3. Shirts and Jackets for a Zombie Apocalypse.  When it comes to shirts, I think you are going to want a plain colored T-shirt covered with some sort of army jacket.  You'll have to pick the camouflage pattern that is best suited for your environment.  You'll think you look bad ass, but you'll probably look much like the late great Bob Hope in this picture.

4. Gloves for a Zombie Apocalypse.  When you are grappling with zombies, you are going to need some tactical gloves.  You'll probably want to get multiple pairs in case one gets Zombie gristle, brain goop, or blood on it.

5. Glasses for a Zombie Apocalypse.  If you are going to war against zombies, you are going to need to summon every ounce of bad ass in your system.  Kick ass Oakley sunglasses will definitely help.  Plus, they'll help you avoid getting stuff in an eye (shell casings, zombie bone fragments, kudzu vines, etc.).

6. Hats for a Zombie Apocalypse.  Finally, you are going to need some sort of helmet for a zombie apocalypse.  We've put out some guidance, but you are going to have to decide which kind of helmet is best.

Friday, January 6, 2017

Shopping before a Zombie Apocalypse

I know how I will probably perish in the Zombie Apocalypse.  It will happen at the grocery store.  The place will be mobbed with crazed shoppers trying to get food for their families before the zombies get to their neighborhood.  I'll probably be cut down in the produce aisle by someone trying to get the last oranges.

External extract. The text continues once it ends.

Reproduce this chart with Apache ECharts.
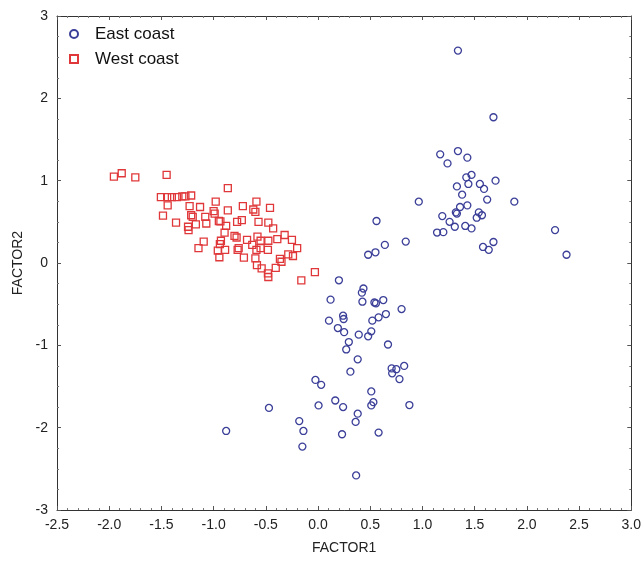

What will I be doing?  I'll trying to open one of these stupid plastic produce bags.
Plastic Produce Bags are Annoying
On a serious note, I took this picture while shopping just before a little snow and ice storm that recently hit Atlanta.  The grocery store was cleaned out of important items like eggs.  Can you imagine what it would be like if an emergency of apocalyptic proportions was headed towards your town?  It would be pandemonium.  It might even be dangerous.  Plus, there is a good chance that your grocery store would totally run out of food before you got there.  That's why it is a pretty good idea to stock up food and water supplies well in advance of an emergency.  There is no need to call it prepping.  You could just call it prudent.